Your request for the CU teaching scholars to write down their formal "projects" sent me back to the letter I wrote at the time I was nominated to join this group. There, I stressed the importance of blurring the artificial distinction between teaching and research.

As Professor of Astrophysics, and Chair of the APS department at the University of Colorado, Boulder, my efforts the past several years have involved two major "teaching/research projects":

1. Mentoring to our new Assistant Professors.

Following our last departmental strategic plan, I was keen to recruit new faculty members who would help us implement our goal of developing a new undergraduate major in Astronomy and Astrophysics. I have served as APS departmental mentor to two of our latest hires, Dr. Nick Gnedin (theoretical astrophysics) and Dr. Jason Glenn (instrumental astrophysics), both of whom were selected and hired largely due to their impressive interviews and their promise to involve our graduate and undergraduate students in research opportunities in these strategic areas. Through one-on-one discussions about teaching and research proposals, and selective use of matching funds, both young faculty members have developed successful research programs, with key involvement from our students. Gnedin has been awarded 4 grants from NASA and NSF in the last four months, including the prestigious NSF Career Award (for both research and teaching innovation). Glenn has won two NASA grants for his instrumental work in far-infrared and radio astronomy, and is one of two CU nominees for the prestigious Packard Foundation Fellowship. Both have done well in their classroom teaching, and are widely sought as research advisors.

2. Development of a new Astronomy Major. 

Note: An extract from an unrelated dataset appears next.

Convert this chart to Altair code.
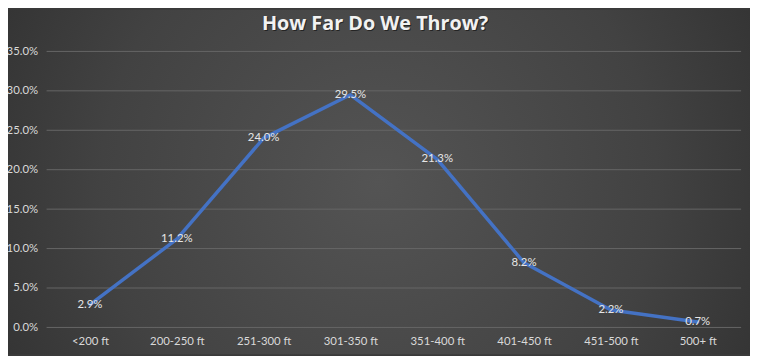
import altair as alt
import pandas as pd

categories = ["<200 ft", "200-250 ft", "251-300 ft", "301-350 ft",
              "351-400 ft", "401-450 ft", "451-500 ft", "500+ ft"]
shares = [0.029, 0.112, 0.240, 0.295, 0.213, 0.082, 0.022, 0.007]
y_ticks = [0.0, 0.05, 0.10, 0.15, 0.20, 0.25, 0.30, 0.35]
title_text = "How Far Do We Throw?"

df = pd.DataFrame({"range": categories, "share": shares})
grid_df = pd.DataFrame({"share": y_ticks})

W, H = 702, 279
PAD = {"left": 39, "top": 42, "right": 9, "bottom": 27}

bg_grad = alt.RadialGradient(
    gradient="radial",
    stops=[alt.GradientStop(color="#545454", offset=0),
           alt.GradientStop(color="#424242", offset=0.5),
           alt.GradientStop(color="#262626", offset=1)],
    x1=0.5, y1=0.5, r1=0, x2=0.5, y2=0.5, r2=0.75,
)

bg = alt.Chart(pd.DataFrame({"a": [0]})).mark_rect(fill=bg_grad).encode(
    x=alt.value(-PAD["left"]), x2=alt.value(W + PAD["right"]),
    y=alt.value(-PAD["top"]), y2=alt.value(H + PAD["bottom"]),
)

yscale = alt.Scale(domain=[0, 0.35], nice=False)

x = alt.X("range:N", sort=categories, title=None,
          scale=alt.Scale(paddingInner=0, paddingOuter=0),
          axis=alt.Axis(labelAngle=0, domain=False, ticks=False, grid=False,
                        labelPadding=8, labelColor="#d9d9d9", labelFont="Lato",
                        labelFontSize=11.5, labelOverlap=False, zindex=1))
y = alt.Y("share:Q", title=None, scale=yscale,
          axis=alt.Axis(values=y_ticks, format=".1%", domain=False, ticks=False,
                        grid=False, labelPadding=9, labelColor="#d9d9d9",
                        labelFont="Lato", labelFontSize=11.5,
                        labelOverlap=False, labelFlush=False, zindex=1))

grid = alt.Chart(grid_df).mark_rule(color="#666666", strokeWidth=1).encode(y=y)

line = alt.Chart(df).mark_line(color="#4472c4", strokeWidth=3.5,
                               strokeJoin="round", strokeCap="round").encode(x=x, y=y)

labels = alt.Chart(df).mark_text(color="#e6e6e6", font="Lato", fontSize=11.5,
                                 baseline="middle", align="center").encode(
    x=x, y=y,
    text=alt.Text("share:Q", format=".1%"),
)

tdf = pd.DataFrame({"t": [title_text]})
title_shadow = alt.Chart(tdf).mark_text(
    font="Open Sans", fontSize=20, fontWeight="bold", color="#000000",
    opacity=0.5, align="center", baseline="middle").encode(
    text="t:N", x=alt.value(333), y=alt.value(-26.5))
title = alt.Chart(tdf).mark_text(
    font="Open Sans", fontSize=20, fontWeight="bold", color="#f2f2f2",
    align="center", baseline="middle").encode(
    text="t:N", x=alt.value(332), y=alt.value(-28))

chart = alt.layer(bg, grid, line, labels, title_shadow, title).properties(
    width=W, height=H, padding=PAD,
    autosize=alt.AutoSizeParams(type="none"),
).configure(background="#3a3a3a").configure_view(stroke=None)

chart.save("out.html", embed_options={"renderer": "svg", "actions": False})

In 1995, the APS Department at CU, Boulder was invited to develop a new undergraduate degree in Astronomy and Astrophysics. After two years of effort, our degree was approved by the CCHE and Regents effective June 2000. In the past two years, we have grown from zero to 90 undergrad majors, and over 25 minors. We graduated our first class of five BA students in May 2002. My ongoing project for the 2002-03 academic year is to bring our degree program to a steady state of approximately 100 majors, with approximately 20 graduates each year. I intend to make our program one of the top research opportunities for CU undergraduates, using a portion of the $14M in sponsored research funds in astrophysics and planetary sciences and our involvement with the Hubble Space Telescope, NASA's Galileo and Cassini planetary probes, and our new membership in the Apache Point 3.5-meter telescope as tools to employ our undergrads in observational, experimental, and theoretical research. I want to encourage sizeable numbers of our undergraduates to pursue a senior Honors thesis, working with one of our 25 faculty members and many other researchers within the institutes CASA, JILA, or LASP. Within my own research group, I am currently working with 4 undergraduates, one of whom recently won the Goldwater Fellowship for her work on data from the Hubble Space Telescope and the FUSE satellite.